# JACKSON, OH - "Sundance" 5 month old Boy



## raysmom (May 22, 2004)

*"Sundance" was e-mailed to me to cross post -*

*He is a 5 month old boy in the Jackson County Dog Pound, a kill shelter in Jackson, OH. He is not listed as a mix. He has white on his paws, but I've seen purebreds before that look like him and his face sure looks like a GSD to me!! *

*There is no information given about him and I don't know anything more about him. If you'd like to know more about Sundance, please contact the shelter at the number given below.

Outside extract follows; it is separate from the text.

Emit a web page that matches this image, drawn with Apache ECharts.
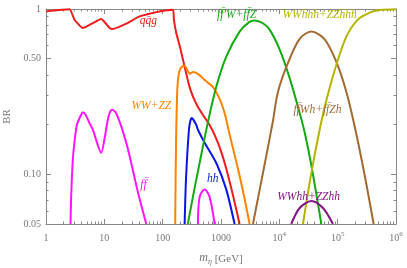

They do not have an e-mail address listed.*

*Jackson, OH in Jackson County is in the southern part of the state, between Chillicothe and Gallipolis, not too far from the West Virginia line.*

*SUNDANCE*




















Adoptable German Shepherd Dog: Sundance: Petfinder

*Jackson County Dog Pound*
Jackson County Dog Pound
248 Reservoir Rd 
Jackson, OH 45640 
Phone: 740-286-7262

Hours are Monday through Friday 8 a.m. to 4 p.m. and Saturday 8 a.m. to 2 p.m.. There will be someone available in the office to handle adoptions on Monday and Tuesday 8 a.m. until 3 p.m., Friday 11 a.m. until 4 p.m. and Saturday 8 a.m. until 2 p.m. Other days or hours are by chance or appointment.


----------



## APBTLove (Feb 23, 2009)

He is beautiful.. I'll crosspost on the pit bull forums, there are several members there in OH..


----------



## APBTLove (Feb 23, 2009)

Says this baby has been adopted!


----------